Today I visited Moore, Oklahoma and saw the destruction that the F5 caused firsthand. I had lived in Oklahoma all my life and I had never seen a tornado in person. I had never seen destruction like this. I had read the stories about having a home being ripped to shreds and lives following suit. I had read lots of them. I had seen big storms causing destruction, damage. I had seen lots of them. I had never seen the wrecked inside of peoples’ kitchens from the street. I only saw that in Moore.
It is widely accepted that tornados cause damage to more than just the physical structure of buildings. They can damage deeper, more intangible things. Yeah, everyone gets that. Something I saw that nobody had ever told me about; something I never considered, was the privacy that so many people lost. The inside of a kitchen was visible from the street, opened from the side like a dollhouse. The physical shell that they had built around them was open for all to see. Cleaning a house-turned-concrete-slab, finding personal items, piecing together a mental picture of the people that lived there, was one of the awful effects of a disaster like this. It isn’t supposed to be like this, normally you are invited into someone’s home. They allow you to see into their private life, past the exterior that is really only meant for others to see; into the interior where only the trusted few are allowed. Now, they have no choice but to allow others into their personal lives. They must allow others to see what was only meant for them to see. The ideal of privacy must be left behind in a situation like this.

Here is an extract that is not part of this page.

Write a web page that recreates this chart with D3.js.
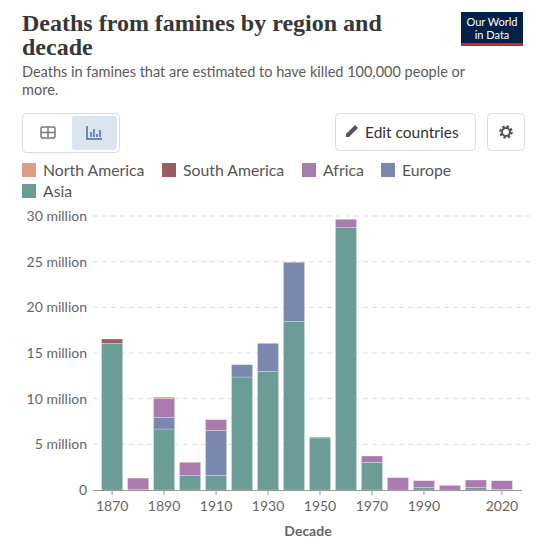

It only takes the possibility of an intrusion of privacy for people to readily denounce a product. Just look at the reception of the Xbox One or Google Glass. People are worried about the very idea of devices that could possibly send personal information to any company. In Moore, Shawnee, and other cities affected by the tornados, this sort of concern for privacy is a relic of a bygone time.
These people have had their lives blown wide open. It’s not only a matter of physical loss or the loss of personal objects, it is the loss of privacy.